2024年4月26日(金)朝の6:00になりました。

涙とともにパンを食べた者でなければ、人生の味はわからない。

どうも、高倉大希です。




ごはんは、みんなで食べた方がおいしい。

むかしからずっとこの言葉に、違和感を抱いています。


もちろん、言わんとしていることはわかります。

食卓をみんなで囲んで仲良くしようと、きっとそう言いたいのでしょう。


ただ、だからといってさすがに言い過ぎな気がします。

みんなで食べた方がおいしいだなんて、思ったことはありません。


はじめは、どこかそこらへんの、木の実があれば木の実、あるいは獣がおれば獣を獲って食っている。草があれば、食えそうな草を食っている。そういうような形でいるのが、だんだんよけいなことを考えるようになって、先ほどから言う、自己もまた他者になってしまうという世界を作ってしまう。

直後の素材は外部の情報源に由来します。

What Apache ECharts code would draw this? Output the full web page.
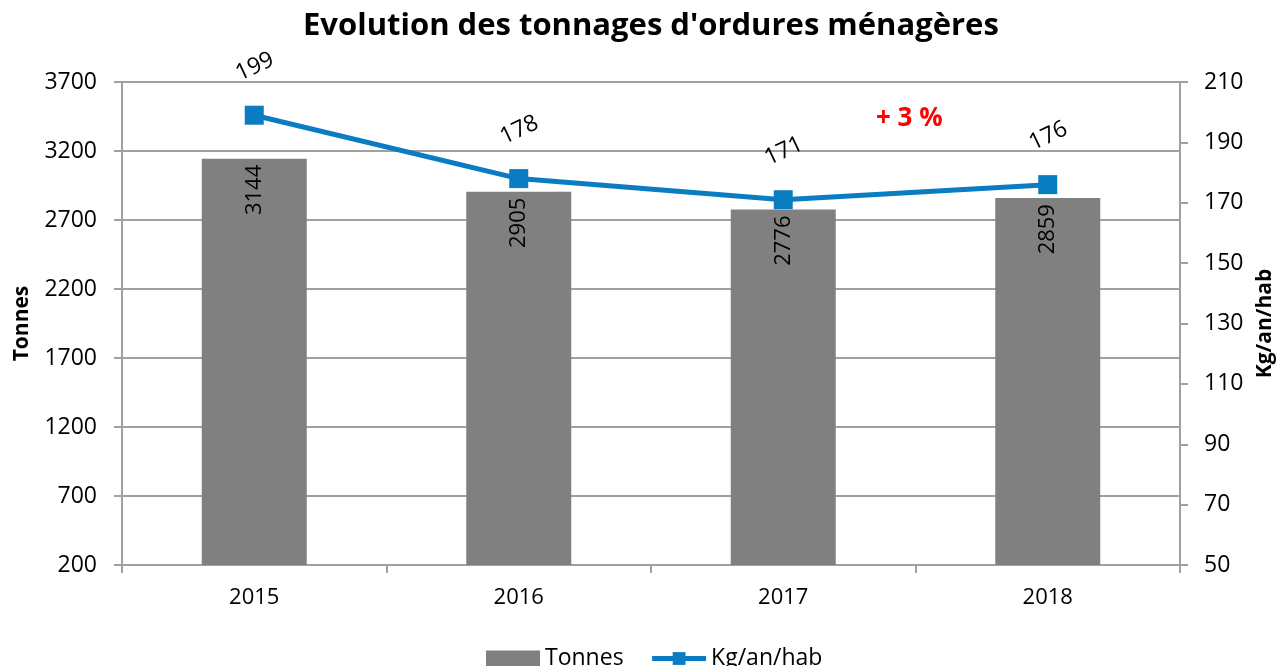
<!DOCTYPE html>
<html>
<head>
<meta charset="utf-8">
<script src="https://cdn.jsdelivr.net/npm/echarts@6/dist/echarts.min.js"></script>
<style>
  html, body { margin: 0; padding: 0; background: #fff; }
  #chart { width: 1282px; height: 666px; }
</style>
</head>
<body>
<div id="chart"></div>
<script>
    var years = ['2015', '2016', '2017', '2018'];
    var tonnes = [3144, 2905, 2776, 2859];
    var kgHab = [199, 178, 171, 176];
    var leftTicks = [200, 3700, 500];   // min, max, interval
    var rightTicks = [50, 210, 20];

    var font = '"Open Sans", "Noto Sans", sans-serif';
    var gris = '#a0a0a0';
    var bleu = '#0a7cc1';
    var chart = echarts.init(document.getElementById('chart'));
    var option = {
        animation: false,
        textStyle: { fontFamily: font },
        title: {
            text: "Evolution des tonnages d'ordures ménagères",
            left: 298,
            top: 6,
            textStyle: { fontSize: 31, fontWeight: 'bold', color: '#000', fontFamily: font }
        },
        legend: {
            bottom: -9,
            left: 481,
            itemGap: 26,
            itemWidth: 54,
            itemHeight: 16,
            textStyle: { fontSize: 23, color: '#000' },
            data: [
                { name: 'Tonnes', icon: 'rect' },
                { name: 'Kg/an/hab', lineStyle: { width: 5 } }
            ]
        },
        grid: { left: 122, right: 102, top: 82, bottom: 101, outerBoundsMode: 'none' },
        xAxis: {
            type: 'category',
            data: years,
            axisLine: { lineStyle: { color: gris, width: 2 } },
            axisTick: { show: true, length: 8, lineStyle: { color: gris, width: 2 } },
            axisLabel: { fontSize: 22, color: '#000', margin: 22 }
        },
        yAxis: [
            {
                type: 'value',
                min: leftTicks[0], max: leftTicks[1], interval: leftTicks[2],
                name: 'Tonnes',
                nameLocation: 'middle',
                nameGap: 89,
                nameRotate: 90,
                nameTextStyle: { fontSize: 21, fontWeight: 'bold', color: '#000' },
                axisLine: { show: true, lineStyle: { color: gris, width: 2 } },
                axisTick: { show: true, length: 8, lineStyle: { color: gris, width: 2 } },
                axisLabel: {
                    fontSize: 23, color: '#000', margin: 25,
                    formatter: function (v) { return String(v); }
                },
                splitLine: { lineStyle: { color: gris, width: 2 } }
            },
            {
                type: 'value',
                min: rightTicks[0], max: rightTicks[1], interval: rightTicks[2],
                name: 'Kg/an/hab',
                nameLocation: 'middle',
                nameGap: 72,
                nameRotate: 90,
                nameTextStyle: { fontSize: 21, fontWeight: 'bold', color: '#000' },
                axisLine: { show: true, lineStyle: { color: gris, width: 2 } },
                axisTick: { show: true, length: 8, lineStyle: { color: gris, width: 2 } },
                axisLabel: { fontSize: 23, color: '#000', margin: 24 },
                splitLine: { show: false }
            }
        ],
        series: [
            {
                name: 'Tonnes',
                type: 'bar',
                data: tonnes,
                barWidth: 105,
                itemStyle: { color: '#808080' },
                label: {
                    show: true,
                    position: 'insideTop',
                    rotate: 90,
                    align: 'right',
                    verticalAlign: 'middle',
                    distance: 6,
                    fontSize: 22,
                    color: '#000'
                }
            },
            {
                name: 'Kg/an/hab',
                type: 'line',
                yAxisIndex: 1,
                data: kgHab,
                symbol: 'rect',
                symbolSize: 19,
                lineStyle: { color: bleu, width: 5 },
                itemStyle: { color: bleu },
                label: {
                    show: true,
                    position: 'top',
                    distance: 26,
                    offset: [6, 0],
                    rotate: 25,
                    fontSize: 23,
                    color: '#000'
                }
            }
        ],
        graphic: [
            {
                type: 'text',
                left: 876,
                top: 106,
                style: {
                    text: '+ 3 %',
                    fill: '#ff0000',
                    font: 'bold 26px ' + font
                }
            }
        ]
    };
    chart.setOption(option);
</script>
</body>
</html>
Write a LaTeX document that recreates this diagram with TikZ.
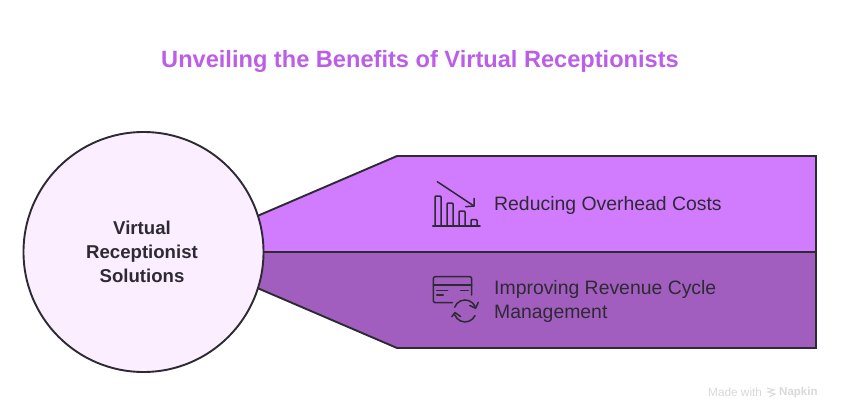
\documentclass[tikz,border=0pt]{standalone}
\usepackage{fontspec}
\setmainfont{Liberation Sans}
\definecolor{ink}{HTML}{2E2A33}
\definecolor{titlec}{HTML}{BC5FE8}
\definecolor{upperc}{HTML}{D17BFF}
\definecolor{lowerc}{HTML}{A15EBF}
\definecolor{circc}{HTML}{FAEEFF}
\definecolor{markc}{HTML}{D9D9D9}
\tikzset{
  outline/.style={draw=ink,line width=1.9pt,line join=miter},
  icon/.style={draw=ink,line width=1.5pt,line join=round,line cap=round},
  label/.style={text=ink,font=\fontsize{19.4}{24}\selectfont,anchor=west,align=left,inner sep=0pt},
  hub/.style={text=ink,font=\fontsize{18.6}{24}\selectfont\bfseries,align=center,inner sep=0pt},
}
\begin{document}
\begin{tikzpicture}[x=1pt,y=-1pt]
\useasboundingbox (0,0) rectangle (841,420);
\fill[white] (0,0) rectangle (841,420);
\node[text=titlec,font=\fontsize{23.6}{30}\selectfont\bfseries,inner sep=0pt] (title) at (420,61) {Unveiling the Benefits of Virtual Receptionists};
\draw[outline,fill=upperc] (255,217) -- (397,156) -- (816,156) -- (816,252) -- (260,252) -- cycle;
\draw[outline,fill=lowerc] (260,252) -- (816,252) -- (816,348) -- (397,348) -- (255,287) -- cycle;
\node[circle,outline,fill=circc,minimum size=240pt,inner sep=0pt] (hubc) at (143.5,252) {};
\node[hub] (hubt) at (142,252) {Virtual\\Receptionist\\Solutions};
\node[label] (t1) at (494,205) {Reducing Overhead Costs};
\node[label] (t2) at (494,301) {Improving Revenue Cycle\\Management};
% chart icon
\draw[icon] (432.7,226) -- (480,226);
\draw[icon] (435,226) -- (435,197) -- ++(1,-1) -- (440,196) -- ++(1,1) -- (441,226);
\draw[icon] (447,226) -- (447,204) -- ++(1,-1) -- (452,203) -- ++(1,1) -- (453,226);
\draw[icon] (459,226) -- (459,212) -- ++(1,-1) -- (464,211) -- ++(1,1) -- (465,226);
\draw[icon] (471,226) -- (471,220.5) -- ++(1,-1) -- (476,219.5) -- ++(1,1) -- (477,226);
\draw[icon] (437.3,181.7) -- (474,206);
\draw[icon] (465.7,206.7) -- (474,206) -- (474,198.3);
% card icon
\draw[icon,rounded corners=2pt] (452.5,302.7) -- (433.3,302.7) -- (433.3,276.7) -- (471.7,276.7) -- (471.7,295);
\draw[icon] (433.3,285) -- (471.7,285);
\draw[icon] (436.7,290.7) -- (447.7,290.7);
\draw[icon] (460.7,290.7) -- (468.3,290.7);
\draw[icon] (436.7,295) -- (443.3,295);
% refresh arrows
\draw[icon] (454.7,307.2) arc[start angle=200,end angle=335,x radius=11,y radius=11];
\draw[icon] (478.3,302.3) -- (475.6,308.3) -- (469.8,305.5);
\draw[icon] (475,315.6) arc[start angle=25,end angle=160,x radius=11,y radius=11];
\draw[icon] (451.8,316.7) -- (455,312.5) -- (460.5,316.5);
% watermark
\node[text=markc,font=\fontsize{11.8}{13}\selectfont,anchor=west,inner sep=0pt] (m1) at (708,392.5) {Made with};
\draw[markc,line width=1pt] (767,388) -- (774,390) -- (768,392) -- (775,394) -- (769,397);
\node[text=markc,font=\fontsize{11.5}{13}\selectfont\bfseries,anchor=west,inner sep=0pt] (m2) at (779,392.5) {Napkin};
\end{tikzpicture}
\end{document}
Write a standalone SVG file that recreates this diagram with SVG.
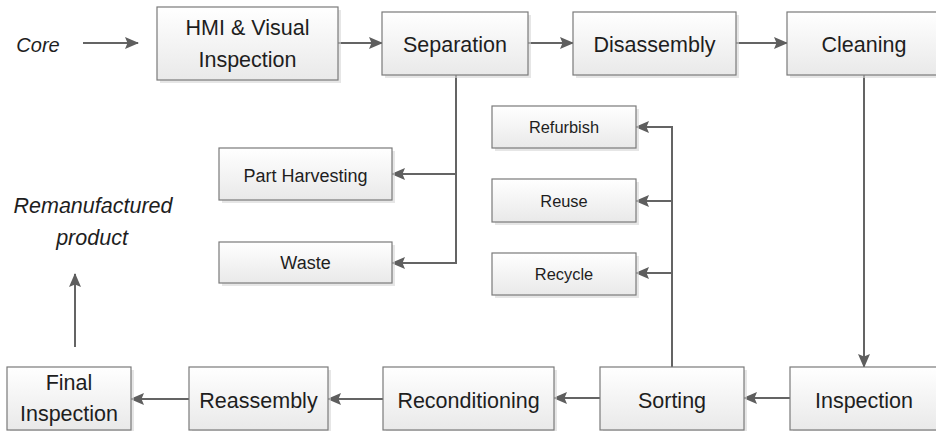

吉本隆明 、江藤淳(2017)「吉本隆明 江藤淳 全対話」中央公論新社


みんなで食べたところで、べつに味は変わらないでしょ。

決してそんなつまらないことを、言いたいわけではありません。


ごはんは、みんなで食べた方がおいしい。

と、みんなが思っているはずだ。


この謎の前提に、大きな違和感があるのです。

ひとりがおいしいと思ったとて、みんなが同じように思っているとは限りません。


一人ひとり、感じ方や考え方は少しずつ違います。違っていて当たり前です。育った環境から学び働く環境まで、すべてが「別の人格」なのですから。だからそれぞれが完全にわかりあえたり、意見がぴたりと重なりあったりすることなんてありません。プロの集団が物事を決めていく時には、それを前提にすべきなのです。

工藤勇一(2024)「校長の力」中央公論新社


仲良くなるために、食事をしよう。

本当は、それでよいはずです。


みんなで食べた方がおいしい。

こんなわけのわからないロジックを、持ち出す必要はありません。


おいしいと思ったのは、あなたというひとりの人間です。

隣の人がどう感じているかは、またべつの話です。


「みんなが容易に(自分と)同じ気持ちを共有できるはずだ」と安易に考えてしまう日本人の多くは、自然に持つものである「気持ち」というものと、努力によって人工的に作るものである「ルール」というものとの区別がつかないため、まず「ルール」と「モラル」の混同という重大な事態に陥ります。

岡本薫(2001)『教育論議を「かみ合わせる」ための35のカギ』明治図書


みんなで食べるごはんを、おいしいと感じる人もいます。

ひとりで食べるごはんを、おいしいと感じる人もいます。


みんなで食べるごはんを、しんどいと思う人もいます。

ひとりで食べるごはんを、さみしいと思う人もいます。


だからこそ、立ち止まって考えなければなりません。

みんなで食べるごはんは、本当においしいのだろうか。